▸ Description of the task
Lines containing the string "chart" are to be collected in full.

-=-=-=-=-

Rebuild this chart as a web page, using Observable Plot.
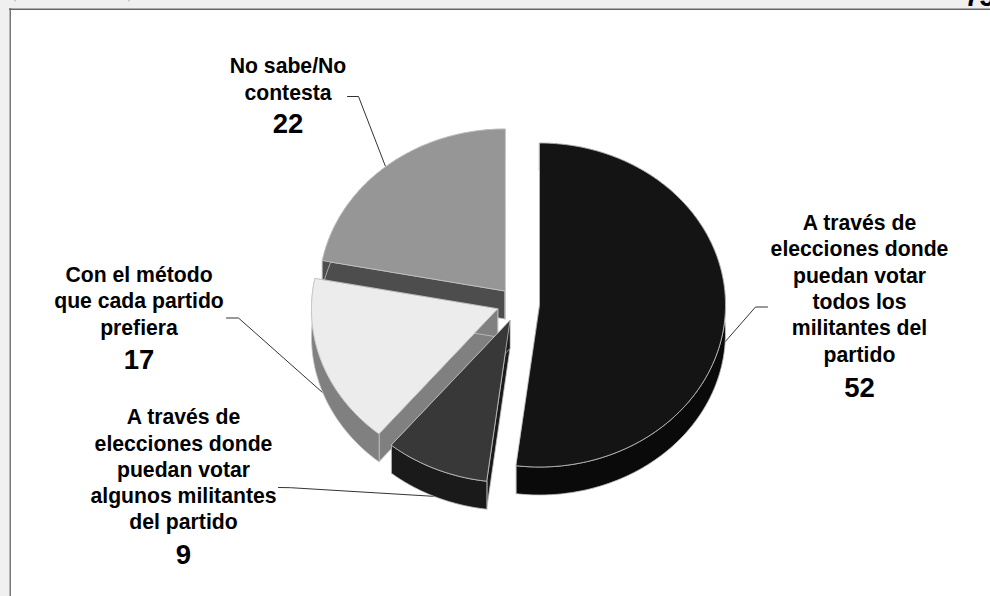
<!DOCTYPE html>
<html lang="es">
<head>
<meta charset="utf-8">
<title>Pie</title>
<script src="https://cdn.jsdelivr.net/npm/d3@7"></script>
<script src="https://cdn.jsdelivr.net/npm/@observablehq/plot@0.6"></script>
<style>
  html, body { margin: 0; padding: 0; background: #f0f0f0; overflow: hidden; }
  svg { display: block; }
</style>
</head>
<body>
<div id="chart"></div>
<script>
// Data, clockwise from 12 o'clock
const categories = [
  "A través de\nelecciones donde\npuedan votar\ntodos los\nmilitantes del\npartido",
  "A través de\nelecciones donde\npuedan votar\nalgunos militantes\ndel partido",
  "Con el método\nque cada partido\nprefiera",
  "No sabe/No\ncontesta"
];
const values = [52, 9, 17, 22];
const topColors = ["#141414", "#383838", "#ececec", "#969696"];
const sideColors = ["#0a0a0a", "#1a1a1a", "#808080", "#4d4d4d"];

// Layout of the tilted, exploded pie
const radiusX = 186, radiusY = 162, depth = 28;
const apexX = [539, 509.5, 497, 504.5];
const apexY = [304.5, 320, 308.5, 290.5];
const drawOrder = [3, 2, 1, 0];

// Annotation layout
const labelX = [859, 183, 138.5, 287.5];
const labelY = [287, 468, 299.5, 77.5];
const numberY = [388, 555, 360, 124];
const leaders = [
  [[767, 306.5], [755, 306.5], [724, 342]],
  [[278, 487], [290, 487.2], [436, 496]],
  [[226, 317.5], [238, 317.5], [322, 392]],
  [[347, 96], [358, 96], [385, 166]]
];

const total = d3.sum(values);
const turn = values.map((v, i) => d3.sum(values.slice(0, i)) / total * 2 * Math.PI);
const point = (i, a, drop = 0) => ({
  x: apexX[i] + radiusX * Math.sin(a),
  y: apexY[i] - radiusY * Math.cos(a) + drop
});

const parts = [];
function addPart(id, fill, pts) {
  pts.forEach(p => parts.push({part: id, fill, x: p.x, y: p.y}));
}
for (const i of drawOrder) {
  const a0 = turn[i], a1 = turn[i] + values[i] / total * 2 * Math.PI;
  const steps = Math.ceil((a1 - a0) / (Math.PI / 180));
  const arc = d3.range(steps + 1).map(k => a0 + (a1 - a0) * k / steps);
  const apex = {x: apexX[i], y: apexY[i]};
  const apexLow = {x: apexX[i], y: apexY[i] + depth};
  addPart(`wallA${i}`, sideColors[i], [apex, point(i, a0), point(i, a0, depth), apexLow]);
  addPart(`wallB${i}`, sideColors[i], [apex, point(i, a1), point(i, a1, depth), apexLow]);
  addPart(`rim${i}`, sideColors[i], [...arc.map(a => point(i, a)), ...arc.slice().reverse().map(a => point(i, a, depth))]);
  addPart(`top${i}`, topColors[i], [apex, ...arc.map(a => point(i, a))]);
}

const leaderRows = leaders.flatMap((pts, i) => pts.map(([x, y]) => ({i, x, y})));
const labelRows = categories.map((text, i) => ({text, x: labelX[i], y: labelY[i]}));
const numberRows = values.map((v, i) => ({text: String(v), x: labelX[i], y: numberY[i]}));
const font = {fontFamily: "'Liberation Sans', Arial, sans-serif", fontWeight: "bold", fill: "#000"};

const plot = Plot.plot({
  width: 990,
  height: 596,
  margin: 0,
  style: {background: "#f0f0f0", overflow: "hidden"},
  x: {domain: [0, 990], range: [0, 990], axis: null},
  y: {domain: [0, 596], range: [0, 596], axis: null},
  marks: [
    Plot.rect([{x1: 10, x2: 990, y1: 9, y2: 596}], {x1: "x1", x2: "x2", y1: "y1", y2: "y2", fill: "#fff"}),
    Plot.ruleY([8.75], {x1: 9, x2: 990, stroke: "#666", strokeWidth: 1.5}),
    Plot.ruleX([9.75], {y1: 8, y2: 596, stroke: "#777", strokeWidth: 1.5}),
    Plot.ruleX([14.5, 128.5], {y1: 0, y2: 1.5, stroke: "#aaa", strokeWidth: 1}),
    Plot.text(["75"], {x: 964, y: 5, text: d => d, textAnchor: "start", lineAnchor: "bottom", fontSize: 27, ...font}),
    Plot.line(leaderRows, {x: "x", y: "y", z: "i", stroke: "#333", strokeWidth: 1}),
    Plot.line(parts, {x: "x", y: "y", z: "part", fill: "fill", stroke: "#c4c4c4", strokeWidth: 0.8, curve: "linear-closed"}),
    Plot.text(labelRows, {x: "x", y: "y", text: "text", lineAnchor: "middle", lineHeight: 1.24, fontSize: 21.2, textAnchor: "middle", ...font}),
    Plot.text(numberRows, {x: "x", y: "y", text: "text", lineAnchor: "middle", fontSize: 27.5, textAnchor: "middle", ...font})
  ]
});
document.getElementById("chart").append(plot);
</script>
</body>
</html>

-=-=-=-=-

▸ Response to the exercise
Rebuild this chart as a web page, using Observable Plot.
<div id="chart"></div>
document.getElementById("chart").append(plot);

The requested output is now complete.